Ninguém no Congresso se interessa por isso porque é uma matéria técnica e, o principal, na hora que se tiver uma lei regulando, colocando princípios sobre como se faz o Orçamento, não se terá a liberdade de hoje para se fazer o Orçamento como se bem entender. É logico que a lei virá do Congresso, sujeita à sanção presidencial, podendo ser questionada no Supremo, mas será uma lei que coloca uma parametrização.

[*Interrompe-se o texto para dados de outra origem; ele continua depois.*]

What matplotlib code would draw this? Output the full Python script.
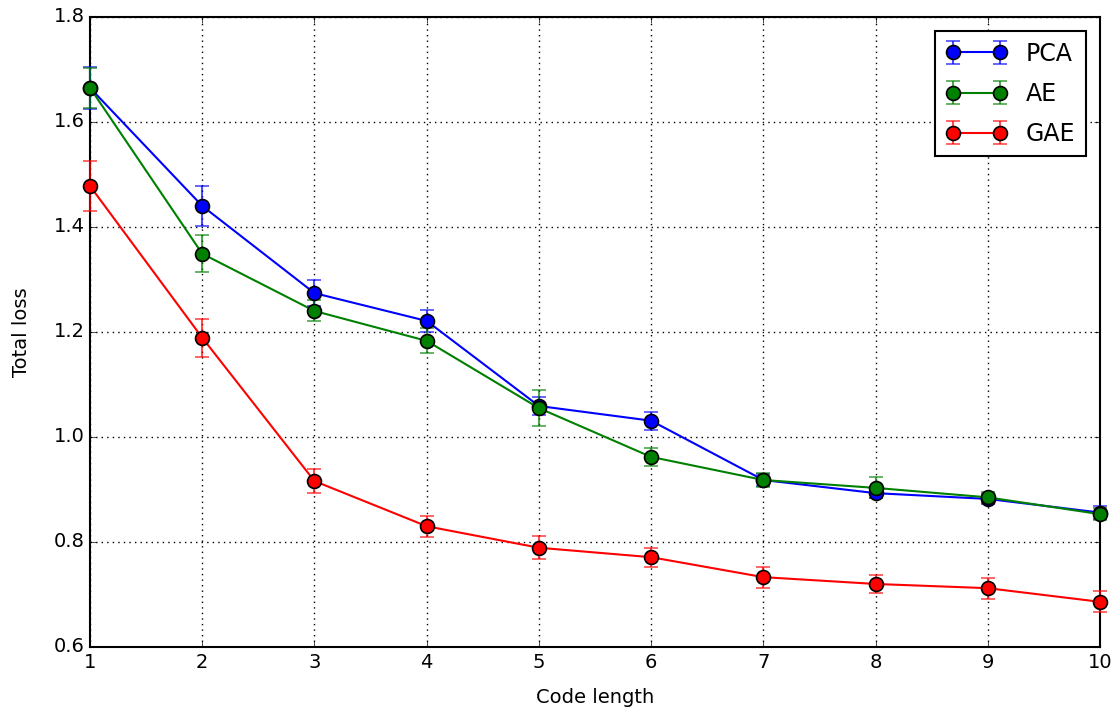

O que estamos propondo é que esse quadro de referência cubra toda a matéria fiscal para consolidar e para dar mais harmonia e estabilidade, e não o que a gente está vivendo hoje, em que se aprova emenda constitucional a qualquer momento, de qualquer jeito, o que faz com que os ordenadores de despesas nem saibam o que vale e o que não vale e o que é mais adequado.

Isso explica a péssima qualidade dos gastos públicos no país?

Primeiro, falta uma boa regulação de instituições coerentes, consistentes e modernas. Segundo, temos uma prática de administração pública que é, sobretudo, não ter muitas métricas, não definir direito o que é objetivo, meta. E, o mais importante, não avaliar e não reavaliar. O que foi feito, está feito. O mais normal é se ter o Orçamento implementarista, o que eu já gastei no ano passado vou continuar gastando e botar um pouco mais. O bom administrador é aquele que consegue, no mínimo, gastar mais do que gastou antes. E não há essa preocupação da avaliação. Não é só com o que se gastou, mas com que se gastou, quanto custou. Quanto custa um aluno na escola pública, um paciente sendo atendido pelo SUS, um deputado, um senador? Hoje, não se consegue chegar ao quanto custa, pois não se sabe como se apura corretamente a despesa, como coloca transparência. A avaliação do gasto público, combinando reformas constitucionais, está dentro do que estamos propondo: concentrar as atenções num código fiscal, com mudanças de práticas e premiação das gestões públicas bem-feitas.

Nesse processo, o uso da tecnologia pode fazer a diferença?

O Brasil pode colocar o Orçamento público dentro do celular, georreferenciado, no país inteiro, seja o do governo federal, seja os de estados e municípios. Com isso, quem estiver passando em frente a uma escola poderá ver quanto ela custa, quem está dando aula nela, quantos alunos. Tenho certeza de que o cidadão-eleitor mudará sua posição em relação ao governo, que passará a ter de se explicar. Para ser franco, o Orçamento, hoje, é quase secreto como um todo, não são só as emendas de relator. Tem o que a gente chama de Orçamento secreto e o resto que é uma caixa-preta, um negócio monstruoso, enorme.

O Orçamento é mal concebido?

O Orçamento brasileiro é um dos mais detalhados do mundo, mas não adianta ser tão detalhado se eu não consigo ver o que interessa. Ah, o parlamentar quer fazer emenda, tudo bem, pois foi eleito para defender a sua região. Mas ele tem de explicar o que foi que ele defendeu, a emenda foi para quê? O Orçamento georreferenciado permite comparações. O Brasil tem tecnologia para fazer isso. E em poucos países do mundo a população usa tanto internet no celular como aqui. É possível interagir com o poder público. Enfim, temos condições de combinar mudanças institucionais que fortaleçam as regras fiscais como um choque radical de governança pública.